4/05/2005

Will's not the only one in a huff about Roper, though a little time has dampened all that to mere dismay. Still, last night I needed comfort food of sorts. Though I've got nothing against the macaroni & cheeses of the world, my taste in these cases does often run to the simpler side of French cooking. So, a picture of my veal cutlet is here, and the mushrooms and onions in cream here. Recipes below the fold, along with a brief note about why the veal cutlet is an escaloppe de veau and not a wiener schnitzel (as served at Figlmuller) or milanese sort of cutlet. I'll discuss the propriety of eating veal in my "What I'm Eating this Week" post, when I get to it.

Escaloppe de Veau - just pound a small veal cutlet to soften (though not too thin, I think), and then dip first in flour, then egg, then bread crumbs made from a good left-over loaf of white bread. Richard Olney says that the first coat of flour risks gumminess, but I haven't found that to be too dangerous. This, incidentally, is a French escaloppe de veau rather than its Austrian or Italian equivalents because wiener schnitzel is fried in lard, and Milan is in Italy's band of butter. Otherwise, they're the same thing.
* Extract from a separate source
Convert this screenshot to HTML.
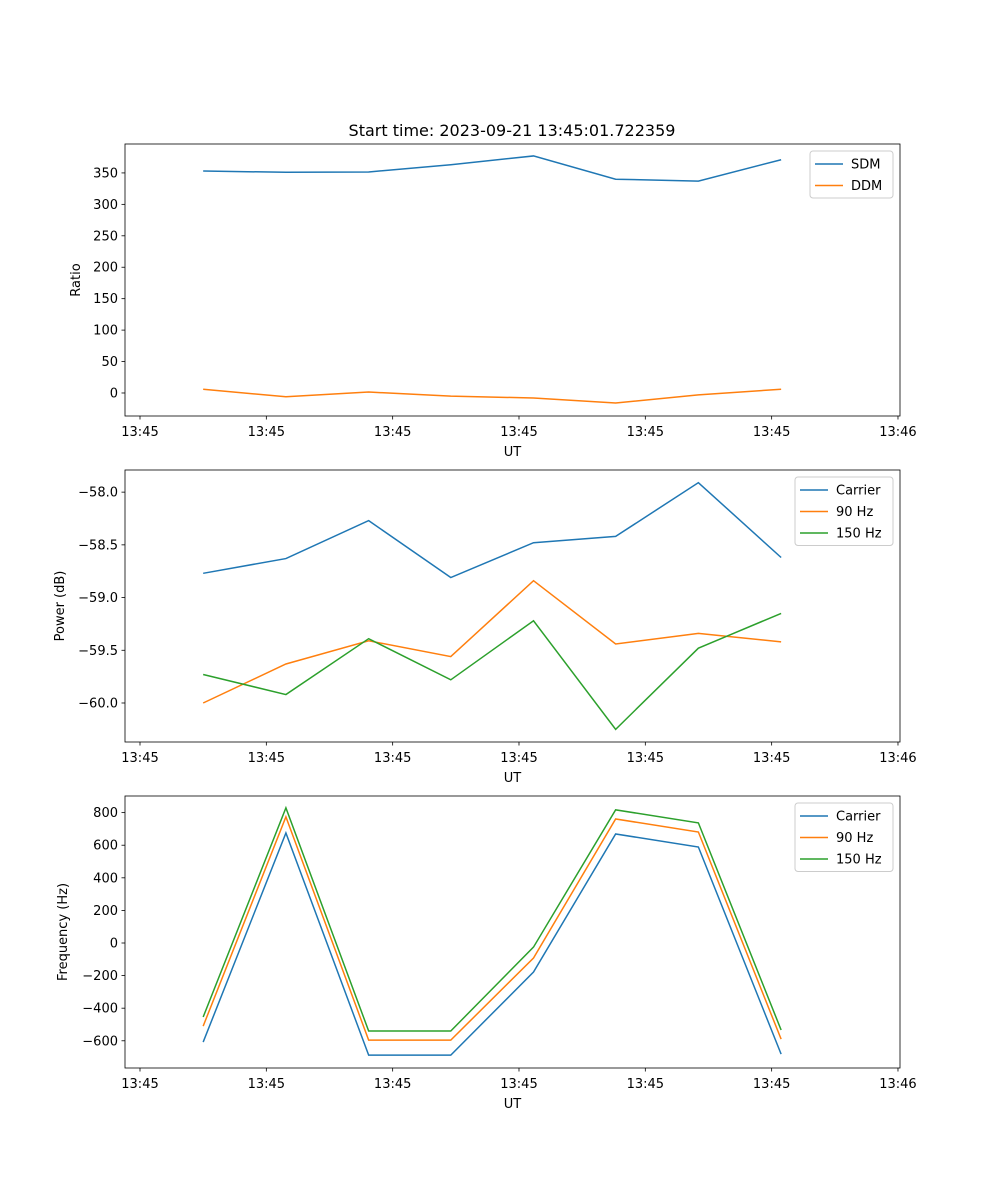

Mushrooms and onions in cream - this is basically a classic french gratin, but I've added mushrooms. Boil some small onions in water for 15 minutes, remove from skins once cool, and put in a casserole with some sliced onions. Pour over enough cream to cover, roughly, and put in the oven at 350 F for 50 minutes. Flavoring can vary (nutmeg is thought authentic), but I used dried thyme because that was all I had. Yum.